By Aug 1922 he was the father of Rosalind’s first son. He had also changed his name to John Lanyon! I assume he chose this name as he knew William John Glanville Lanyon.
By 1928 he, Rosalind and their son were living in Surrey. I found them on the electoral register in Esher, working at the Claremont Restaurant and living with a William Lanyon. Presumably William John Glanville Lanyon.
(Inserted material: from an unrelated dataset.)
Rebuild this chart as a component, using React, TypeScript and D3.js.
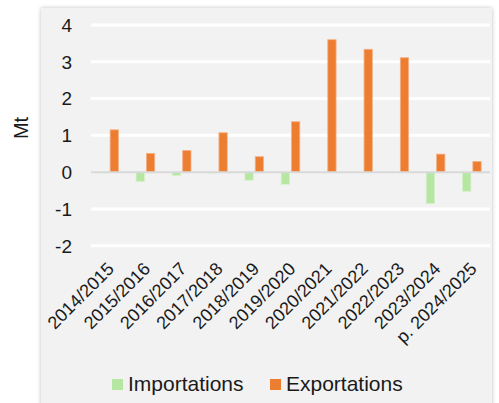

By 1943 they had two more children and Rosalind was using the surname Lanyon and also using the first name Rosalina. To confuse matters even more by this time her mother Rosina had married William John Lanyon so mother and daughter, Rosalind/Rosalina and Rosina, were both using the surname Lanyon and living with men known as John Lanyon!
Rosina’s wedding certificate was signed by Rosalind J Thomas and Sidney A Thomas even though he had been using the name John Lanyon since 1922.

Sidney/John and Rosalind must have separated sometime after 1943 when their third child was born. Then on 25 Sep 1950 Sidney Alfred Thomas aka John Lanyon married Agnes Taylor at Finsbury London. John described himself as a widower. John had never been married to Rosalind but his first wife Ida was still very much alive and they weren’t divorced!
To complicate things even further Agnes Taylor’s first husband was called Sydney Alfred Hurry. It seems incredible that Agnes married two men both called Sidney Alfred! They had married on 25 Sep 1926. The 1939 register records that she was divorced.

Poor Ida Lanyon had been abandoned and had gone back to live with her mother and sisters. She worked as a school teacher. She died on 14 Sep 1961 at Plymouth and her probate described her as ‘wife of Sidney Alfred Thomas’.

I was unable to trace a death for William John Glanville Lanyon/John Lanyon. He was alive in 1939 and that’s as far as I was able to follow him.
Rosina Maud Lanyon died Q2 1963 at Portsmouth.
Sidney Alfred Thomas/John Lanyon died 13 June 1964 in Chelmsford.
Rosalind Jannette Clarke aka Lanyon died in 2006 at the age of 106!